Provided data:
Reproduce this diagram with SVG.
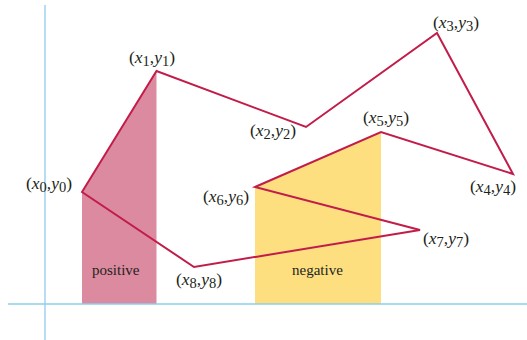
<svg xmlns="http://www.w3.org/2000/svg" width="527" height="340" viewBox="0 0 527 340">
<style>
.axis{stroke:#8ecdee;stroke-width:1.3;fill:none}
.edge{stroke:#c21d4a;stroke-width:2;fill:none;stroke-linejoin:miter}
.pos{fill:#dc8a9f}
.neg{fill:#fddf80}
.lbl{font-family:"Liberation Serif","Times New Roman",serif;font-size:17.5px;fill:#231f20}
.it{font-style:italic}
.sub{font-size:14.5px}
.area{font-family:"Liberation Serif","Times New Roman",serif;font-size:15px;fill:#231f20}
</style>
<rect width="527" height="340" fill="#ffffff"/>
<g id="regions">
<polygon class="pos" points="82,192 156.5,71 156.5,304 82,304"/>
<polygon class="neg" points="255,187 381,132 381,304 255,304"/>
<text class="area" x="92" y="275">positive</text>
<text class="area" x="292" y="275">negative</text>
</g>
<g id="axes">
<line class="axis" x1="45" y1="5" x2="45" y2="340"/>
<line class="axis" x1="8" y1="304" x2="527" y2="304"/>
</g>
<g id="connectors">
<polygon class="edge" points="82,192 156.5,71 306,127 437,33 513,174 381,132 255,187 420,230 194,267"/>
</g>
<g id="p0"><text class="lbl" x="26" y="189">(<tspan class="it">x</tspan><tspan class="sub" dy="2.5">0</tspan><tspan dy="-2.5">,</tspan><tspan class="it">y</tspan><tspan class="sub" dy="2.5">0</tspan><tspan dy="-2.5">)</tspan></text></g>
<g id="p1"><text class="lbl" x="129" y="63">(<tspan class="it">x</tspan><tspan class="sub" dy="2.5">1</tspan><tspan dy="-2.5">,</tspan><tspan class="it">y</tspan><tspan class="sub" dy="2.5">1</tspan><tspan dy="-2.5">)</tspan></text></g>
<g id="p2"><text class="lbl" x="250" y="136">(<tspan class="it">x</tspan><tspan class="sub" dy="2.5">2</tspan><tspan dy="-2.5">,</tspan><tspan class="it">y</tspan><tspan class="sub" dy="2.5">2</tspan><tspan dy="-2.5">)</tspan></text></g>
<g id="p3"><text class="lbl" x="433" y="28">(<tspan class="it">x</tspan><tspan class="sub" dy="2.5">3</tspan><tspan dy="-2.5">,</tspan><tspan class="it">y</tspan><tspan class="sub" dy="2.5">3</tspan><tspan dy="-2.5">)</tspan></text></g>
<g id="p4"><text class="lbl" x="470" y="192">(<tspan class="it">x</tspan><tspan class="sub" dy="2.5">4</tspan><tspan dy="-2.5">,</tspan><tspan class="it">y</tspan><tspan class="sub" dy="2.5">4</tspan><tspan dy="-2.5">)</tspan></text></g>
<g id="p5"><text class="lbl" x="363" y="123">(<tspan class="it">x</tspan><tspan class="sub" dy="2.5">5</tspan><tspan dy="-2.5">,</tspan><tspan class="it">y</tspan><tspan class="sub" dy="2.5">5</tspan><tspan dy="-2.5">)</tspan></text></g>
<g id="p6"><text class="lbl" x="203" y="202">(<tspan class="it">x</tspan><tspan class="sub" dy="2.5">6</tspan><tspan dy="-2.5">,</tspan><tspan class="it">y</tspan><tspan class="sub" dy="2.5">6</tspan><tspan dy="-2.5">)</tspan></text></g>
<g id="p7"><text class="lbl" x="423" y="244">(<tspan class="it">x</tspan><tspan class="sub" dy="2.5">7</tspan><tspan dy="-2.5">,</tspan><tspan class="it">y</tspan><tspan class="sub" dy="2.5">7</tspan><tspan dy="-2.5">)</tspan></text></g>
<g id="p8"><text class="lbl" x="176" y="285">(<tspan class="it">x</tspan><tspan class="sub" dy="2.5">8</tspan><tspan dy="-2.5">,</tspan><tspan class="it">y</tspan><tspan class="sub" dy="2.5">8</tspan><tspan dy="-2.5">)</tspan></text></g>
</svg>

Aim: Return the full material word for word. Do not include the pictures.

Solution to this task:
Reproduce this diagram with SVG.
<svg xmlns="http://www.w3.org/2000/svg" width="527" height="340" viewBox="0 0 527 340">
<style>
.axis{stroke:#8ecdee;stroke-width:1.3;fill:none}
.edge{stroke:#c21d4a;stroke-width:2;fill:none;stroke-linejoin:miter}
.pos{fill:#dc8a9f}
.neg{fill:#fddf80}
.lbl{font-family:"Liberation Serif","Times New Roman",serif;font-size:17.5px;fill:#231f20}
.it{font-style:italic}
.sub{font-size:14.5px}
.area{font-family:"Liberation Serif","Times New Roman",serif;font-size:15px;fill:#231f20}
</style>
<rect width="527" height="340" fill="#ffffff"/>
<g id="regions">
<polygon class="pos" points="82,192 156.5,71 156.5,304 82,304"/>
<polygon class="neg" points="255,187 381,132 381,304 255,304"/>
<text class="area" x="92" y="275">positive</text>
<text class="area" x="292" y="275">negative</text>
</g>
<g id="axes">
<line class="axis" x1="45" y1="5" x2="45" y2="340"/>
<line class="axis" x1="8" y1="304" x2="527" y2="304"/>
</g>
<g id="connectors">
<polygon class="edge" points="82,192 156.5,71 306,127 437,33 513,174 381,132 255,187 420,230 194,267"/>
</g>
<g id="p0"><text class="lbl" x="26" y="189">(<tspan class="it">x</tspan><tspan class="sub" dy="2.5">0</tspan><tspan dy="-2.5">,</tspan><tspan class="it">y</tspan><tspan class="sub" dy="2.5">0</tspan><tspan dy="-2.5">)</tspan></text></g>
<g id="p1"><text class="lbl" x="129" y="63">(<tspan class="it">x</tspan><tspan class="sub" dy="2.5">1</tspan><tspan dy="-2.5">,</tspan><tspan class="it">y</tspan><tspan class="sub" dy="2.5">1</tspan><tspan dy="-2.5">)</tspan></text></g>
<g id="p2"><text class="lbl" x="250" y="136">(<tspan class="it">x</tspan><tspan class="sub" dy="2.5">2</tspan><tspan dy="-2.5">,</tspan><tspan class="it">y</tspan><tspan class="sub" dy="2.5">2</tspan><tspan dy="-2.5">)</tspan></text></g>
<g id="p3"><text class="lbl" x="433" y="28">(<tspan class="it">x</tspan><tspan class="sub" dy="2.5">3</tspan><tspan dy="-2.5">,</tspan><tspan class="it">y</tspan><tspan class="sub" dy="2.5">3</tspan><tspan dy="-2.5">)</tspan></text></g>
<g id="p4"><text class="lbl" x="470" y="192">(<tspan class="it">x</tspan><tspan class="sub" dy="2.5">4</tspan><tspan dy="-2.5">,</tspan><tspan class="it">y</tspan><tspan class="sub" dy="2.5">4</tspan><tspan dy="-2.5">)</tspan></text></g>
<g id="p5"><text class="lbl" x="363" y="123">(<tspan class="it">x</tspan><tspan class="sub" dy="2.5">5</tspan><tspan dy="-2.5">,</tspan><tspan class="it">y</tspan><tspan class="sub" dy="2.5">5</tspan><tspan dy="-2.5">)</tspan></text></g>
<g id="p6"><text class="lbl" x="203" y="202">(<tspan class="it">x</tspan><tspan class="sub" dy="2.5">6</tspan><tspan dy="-2.5">,</tspan><tspan class="it">y</tspan><tspan class="sub" dy="2.5">6</tspan><tspan dy="-2.5">)</tspan></text></g>
<g id="p7"><text class="lbl" x="423" y="244">(<tspan class="it">x</tspan><tspan class="sub" dy="2.5">7</tspan><tspan dy="-2.5">,</tspan><tspan class="it">y</tspan><tspan class="sub" dy="2.5">7</tspan><tspan dy="-2.5">)</tspan></text></g>
<g id="p8"><text class="lbl" x="176" y="285">(<tspan class="it">x</tspan><tspan class="sub" dy="2.5">8</tspan><tspan dy="-2.5">,</tspan><tspan class="it">y</tspan><tspan class="sub" dy="2.5">8</tspan><tspan dy="-2.5">)</tspan></text></g>
</svg>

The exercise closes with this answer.